[Entries from a dataset]

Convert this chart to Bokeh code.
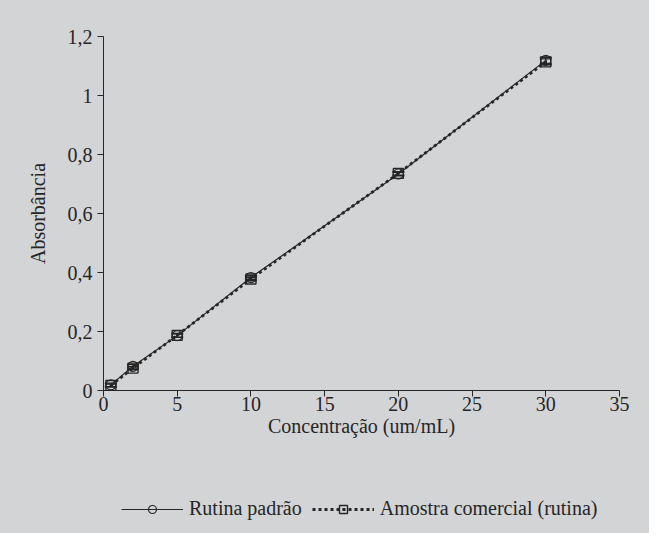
from bokeh.plotting import figure
from bokeh.layouts import column
from bokeh.models import (ColumnDataSource, Legend, LegendItem, FixedTicker, Whisker, Range1d)
from bokeh.embed import file_html
from bokeh.resources import INLINE

# data
conc = [0.5, 2, 5, 10, 20, 30]
rutina_padrao = [0.019, 0.082, 0.186, 0.383, 0.734, 1.119]
rutina_err = [0.006, 0.006, 0.006, 0.006, 0.006, 0.010]
amostra = [0.017, 0.076, 0.187, 0.378, 0.736, 1.114]
amostra_err = [0.005, 0.005, 0.006, 0.006, 0.006, 0.010]

x_ticks = [0, 5, 10, 15, 20, 25, 30, 35]
y_ticks = [0, 0.2, 0.4, 0.6, 0.8, 1.0, 1.2]
y_tick_labels = ["0", "0,2", "0,4", "0,6", "0,8", "1", "1,2"]

x_title = "Concentração (um/mL)"
y_title = "Absorbância"
series_names = ["Rutina padrão", "Amostra comercial (rutina)"]

BG = "#d3d4d6"
INK = "#262626"
FONT = "Liberation Serif"

p = figure(width=649, height=462, output_backend="svg", toolbar_location=None,
           x_range=Range1d(0, 35), y_range=Range1d(0, 1.2),
           min_border_left=103, min_border_right=30, min_border_top=36, min_border_bottom=72)
p.background_fill_alpha = 0
p.border_fill_alpha = 0
p.outline_line_color = None
p.grid.visible = False

for ax in (p.xaxis, p.yaxis):
    ax.axis_line_color = INK
    ax.major_tick_line_color = INK
    ax.major_tick_out = 6
    ax.major_tick_in = 0
    ax.minor_tick_line_color = None
    ax.major_label_text_font = FONT
    ax.major_label_text_font_size = "20px"
    ax.major_label_text_color = INK
    ax.axis_label_text_font = FONT
    ax.axis_label_text_font_size = "20px"
    ax.axis_label_text_font_style = "normal"
    ax.axis_label_text_color = INK

p.xaxis.ticker = FixedTicker(ticks=x_ticks)
p.yaxis.ticker = FixedTicker(ticks=y_ticks)
p.yaxis.major_label_overrides = {t: l for t, l in zip(y_ticks, y_tick_labels)}
p.xaxis.axis_label = x_title
p.yaxis.axis_label = y_title
p.xaxis.major_label_standoff = 0
p.xaxis.axis_label_standoff = 1
p.yaxis.major_label_standoff = 5
p.yaxis.axis_label_standoff = 16

src1 = ColumnDataSource(dict(x=conc, y=rutina_padrao,
                             lo=[v - e for v, e in zip(rutina_padrao, rutina_err)],
                             hi=[v + e for v, e in zip(rutina_padrao, rutina_err)]))
src2 = ColumnDataSource(dict(x=conc, y=amostra,
                             lo=[v - e for v, e in zip(amostra, amostra_err)],
                             hi=[v + e for v, e in zip(amostra, amostra_err)]))

LINE1 = dict(line_color=INK, line_width=1.2)
LINE2 = dict(line_color=INK, line_width=2.8, line_dash="3 3")
MARK1 = dict(marker="circle", size=10, fill_color=None, line_color=INK, line_width=1.2)
MARK2 = dict(marker="square_dot", size=10, fill_color=None, line_color=INK, line_width=1.4)

p.line("x", "y", source=src1, **LINE1)
p.line("x", "y", source=src2, **LINE2)

for src in (src1, src2):
    w = Whisker(base="x", lower="lo", upper="hi", source=src, line_color=INK, line_width=1.2)
    w.upper_head.size = 12
    w.lower_head.size = 12
    w.upper_head.line_color = INK
    w.lower_head.line_color = INK
    w.upper_head.line_width = 1.4
    w.lower_head.line_width = 1.4
    p.add_layout(w)

p.scatter("x", "y", source=src1, **MARK1)
p.scatter("x", "y", source=src2, **MARK2)

# legend strip below the chart (its renderers share the data but lie outside its view)
q = figure(width=649, height=71, output_backend="svg", toolbar_location=None,
           x_range=Range1d(100, 101), y_range=Range1d(100, 101),
           min_border_left=0, min_border_right=0, min_border_top=0, min_border_bottom=0)
q.axis.visible = False
q.grid.visible = False
q.outline_line_color = None
q.background_fill_alpha = 0
q.border_fill_alpha = 0

ql1 = q.line("x", "y", source=src1, **LINE1)
qm1 = q.scatter("x", "y", source=src1, **MARK1)
ql2 = q.line("x", "y", source=src2, **LINE2)
qm2 = q.scatter("x", "y", source=src2, **MARK2)

legend = Legend(items=[LegendItem(label=series_names[0], renderers=[ql1, qm1]),
                       LegendItem(label=series_names[1], renderers=[ql2, qm2])],
                orientation="horizontal", location=(18, 13),
                background_fill_alpha=0, border_line_color=None,
                glyph_width=62, glyph_height=20, label_text_font=FONT,
                label_text_font_size="20px", label_text_color=INK,
                spacing=10, label_standoff=6, padding=4, margin=0)
q.add_layout(legend, "center")

layout = column(p, q, spacing=0, styles={"background-color": BG})
open("out.html", "w").write(file_html(layout, INLINE))
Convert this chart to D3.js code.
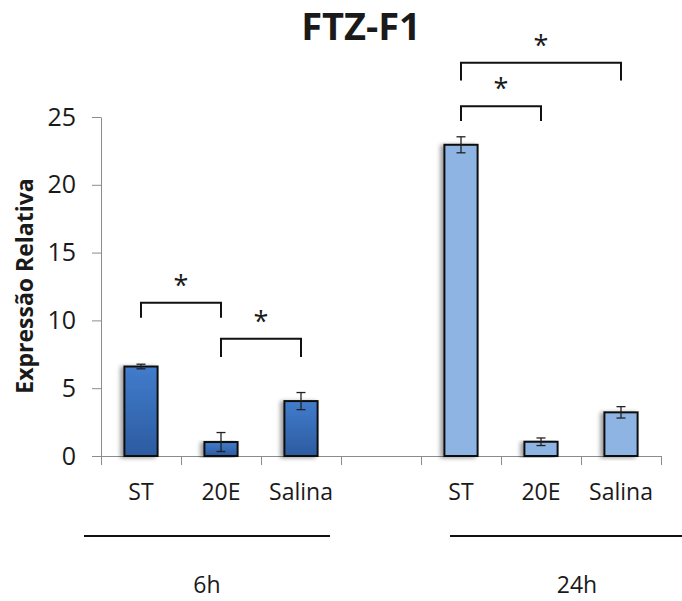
<!DOCTYPE html>
<html>
<head>
<meta charset="utf-8">
<script src="https://cdn.jsdelivr.net/npm/d3@7"></script>
<style>
    body { margin: 0; background: #fff; }
    text { font-family: "Open Sans", sans-serif; fill: #1a1a1a; }
</style>
</head>
<body>
<script>
// FTZ-F1 relative expression, bar chart with error bars

// data
const groups = ["6h", "24h"];
const treatments = ["ST", "20E", "Salina"];
const values6h = [6.6, 1.03, 4.05];
const errors6h = [0.17, 0.7, 0.63];
const values24h = [22.95, 1.05, 3.22];
const errors24h = [0.59, 0.28, 0.42];
const yTicks = [0, 5, 10, 15, 20, 25];

// significance brackets: group, from, to, top value, leg end value
const bracketGroups = ["6h", "6h", "24h", "24h"];
const bracketFrom = ["ST", "20E", "ST", "ST"];
const bracketTo = ["20E", "Salina", "20E", "Salina"];
const bracketTop = [11.3, 8.65, 25.8, 29.0];
const bracketLeg = [10.2, 7.3, 24.7, 27.7];

const svgWidth = 682;
const svgHeight = 601;

const plot = { left: 101, right: 661, top: 117, bottom: 456 };

const svg = d3.select("body")
    .append("svg")
    .attr("width", svgWidth)
    .attr("height", svgHeight);

const defs = svg.append("defs");

const grad = defs.append("linearGradient")
    .attr("id", "darkBlue")
    .attr("x1", 0).attr("y1", 0)
    .attr("x2", 0).attr("y2", 1);
grad.append("stop").attr("offset", "0%").attr("stop-color", "#417ccc");
grad.append("stop").attr("offset", "100%").attr("stop-color", "#2c5ba0");

const shadow = defs.append("filter")
    .attr("id", "shadow")
    .attr("x", "-50%").attr("y", "-10%")
    .attr("width", "200%").attr("height", "120%");
shadow.append("feDropShadow")
    .attr("dx", -3).attr("dy", 1)
    .attr("stdDeviation", 2)
    .attr("flood-color", "#000")
    .attr("flood-opacity", 0.4);

// slots: 3 treatments, an empty slot, 3 treatments
const slots = [];
groups.forEach((g, i) => {
    if (i > 0) slots.push("gap");
    treatments.forEach(t => slots.push(g + "|" + t));
});

const rows = [];
treatments.forEach((t, i) => rows.push({ group: "6h", treat: t, value: values6h[i], err: errors6h[i] }));
treatments.forEach((t, i) => rows.push({ group: "24h", treat: t, value: values24h[i], err: errors24h[i] }));

const x = d3.scaleBand()
    .domain(slots)
    .range([plot.left, plot.right])
    .padding(0);

// tick marks sit between categories
const xEdges = d3.scaleLinear()
    .domain([0, slots.length])
    .range([plot.left, plot.right]);

const y = d3.scaleLinear()
    .domain([0, 25])
    .range([plot.bottom, plot.top]);

const barWidth = x.bandwidth() * 0.415;
const cx = d => x(d.group + "|" + d.treat) + x.bandwidth() / 2;

// axes
const yAxis = svg.append("g")
    .attr("transform", `translate(${plot.left},0)`)
    .call(d3.axisLeft(y).tickValues(yTicks).tickSize(9).tickSizeOuter(0).tickPadding(16));
yAxis.select(".domain").attr("stroke", "#8c8c8c");
yAxis.selectAll(".tick line").attr("stroke", "#8c8c8c");
yAxis.selectAll(".tick text")
    .attr("font-size", 25)
    .attr("font-family", "Open Sans, sans-serif")
    .attr("fill", "#1a1a1a");

const xAxis = svg.append("g")
    .attr("transform", `translate(0,${plot.bottom})`)
    .call(d3.axisBottom(xEdges).tickValues(d3.range(slots.length + 1)).tickSize(9).tickSizeOuter(0).tickFormat(""));
xAxis.select(".domain").attr("stroke", "#8c8c8c");
xAxis.selectAll(".tick line").attr("stroke", "#8c8c8c");

// bars
svg.append("g")
    .selectAll("rect")
    .data(rows)
    .enter()
    .append("rect")
    .attr("x", d => cx(d) - barWidth / 2)
    .attr("y", d => y(d.value))
    .attr("width", barWidth)
    .attr("height", d => y(0) - y(d.value))
    .attr("fill", d => d.group === "6h" ? "url(#darkBlue)" : "#8db4e3")
    .attr("stroke", "#111")
    .attr("stroke-width", 2)
    .attr("filter", "url(#shadow)");

// error bars
const errG = svg.append("g")
    .attr("stroke", "#222")
    .attr("stroke-width", 1.3)
    .selectAll("g")
    .data(rows)
    .enter()
    .append("g");
errG.append("line")
    .attr("x1", cx).attr("x2", cx)
    .attr("y1", d => y(d.value - d.err))
    .attr("y2", d => y(d.value + d.err));
errG.append("line")
    .attr("x1", d => cx(d) - 4.5).attr("x2", d => cx(d) + 4.5)
    .attr("y1", d => y(d.value + d.err))
    .attr("y2", d => y(d.value + d.err));
errG.append("line")
    .attr("x1", d => cx(d) - 4.5).attr("x2", d => cx(d) + 4.5)
    .attr("y1", d => y(d.value - d.err))
    .attr("y2", d => y(d.value - d.err));

// category labels
svg.append("g")
    .selectAll("text")
    .data(rows)
    .enter()
    .append("text")
    .attr("x", cx)
    .attr("y", 500)
    .attr("text-anchor", "middle")
    .attr("font-size", 23)
    .text(d => d.treat);

// significance brackets
const brackets = bracketGroups.map((g, i) => ({
    x1: x(g + "|" + bracketFrom[i]) + x.bandwidth() / 2,
    x2: x(g + "|" + bracketTo[i]) + x.bandwidth() / 2,
    top: bracketTop[i],
    leg: bracketLeg[i]
}));

svg.append("g")
    .selectAll("path")
    .data(brackets)
    .enter()
    .append("path")
    .attr("d", d => `M${d.x1},${y(d.leg)}V${y(d.top)}H${d.x2}V${y(d.leg)}`)
    .attr("fill", "none")
    .attr("stroke", "#111")
    .attr("stroke-width", 2);

svg.append("g")
    .selectAll("text")
    .data(brackets)
    .enter()
    .append("text")
    .attr("x", d => (d.x1 + d.x2) / 2)
    .attr("y", d => y(d.top) - 8)
    .attr("text-anchor", "middle")
    .attr("font-size", 27)
    .text("*");

// group lines under the axis
const groupLineOffsets = { "6h": [-17, -11], "24h": [29, 43] };
const groupSpans = groups.map(g => {
    const first = x(g + "|" + treatments[0]);
    const last = x(g + "|" + treatments[treatments.length - 1]) + x.bandwidth();
    const off = groupLineOffsets[g];
    return { name: g, x1: first + off[0], x2: last + off[1] };
});

svg.append("g")
    .selectAll("line")
    .data(groupSpans)
    .enter()
    .append("line")
    .attr("x1", d => d.x1)
    .attr("x2", d => d.x2)
    .attr("y1", 536)
    .attr("y2", 536)
    .attr("stroke", "#111")
    .attr("stroke-width", 2);

svg.append("g")
    .selectAll("text")
    .data(groupSpans)
    .enter()
    .append("text")
    .attr("x", d => (d.x1 + d.x2) / 2)
    .attr("y", 593)
    .attr("text-anchor", "middle")
    .attr("font-size", 23)
    .text(d => d.name);

// title
svg.append("text")
    .attr("x", 361)
    .attr("y", 40)
    .attr("text-anchor", "middle")
    .attr("font-size", 38)
    .attr("font-weight", "bold")
    .attr("fill", "#111")
    .text("FTZ-F1");

// y axis title
svg.append("text")
    .attr("transform", "rotate(-90)")
    .attr("x", -286)
    .attr("y", 33)
    .attr("text-anchor", "middle")
    .attr("font-size", 23)
    .attr("font-weight", "bold")
    .attr("fill", "#111")
    .text("Expressão Relativa");
</script>
</body>
</html>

[Exercise instructions]
Print the entries as they stand, first line through the line holding "p.grid.visible = False", with every picture removed.

[Solution for this exercise]
Convert this chart to Bokeh code.
from bokeh.plotting import figure
from bokeh.layouts import column
from bokeh.models import (ColumnDataSource, Legend, LegendItem, FixedTicker, Whisker, Range1d)
from bokeh.embed import file_html
from bokeh.resources import INLINE

# data
conc = [0.5, 2, 5, 10, 20, 30]
rutina_padrao = [0.019, 0.082, 0.186, 0.383, 0.734, 1.119]
rutina_err = [0.006, 0.006, 0.006, 0.006, 0.006, 0.010]
amostra = [0.017, 0.076, 0.187, 0.378, 0.736, 1.114]
amostra_err = [0.005, 0.005, 0.006, 0.006, 0.006, 0.010]

x_ticks = [0, 5, 10, 15, 20, 25, 30, 35]
y_ticks = [0, 0.2, 0.4, 0.6, 0.8, 1.0, 1.2]
y_tick_labels = ["0", "0,2", "0,4", "0,6", "0,8", "1", "1,2"]

x_title = "Concentração (um/mL)"
y_title = "Absorbância"
series_names = ["Rutina padrão", "Amostra comercial (rutina)"]

BG = "#d3d4d6"
INK = "#262626"
FONT = "Liberation Serif"

p = figure(width=649, height=462, output_backend="svg", toolbar_location=None,
           x_range=Range1d(0, 35), y_range=Range1d(0, 1.2),
           min_border_left=103, min_border_right=30, min_border_top=36, min_border_bottom=72)
p.background_fill_alpha = 0
p.border_fill_alpha = 0
p.outline_line_color = None
p.grid.visible = False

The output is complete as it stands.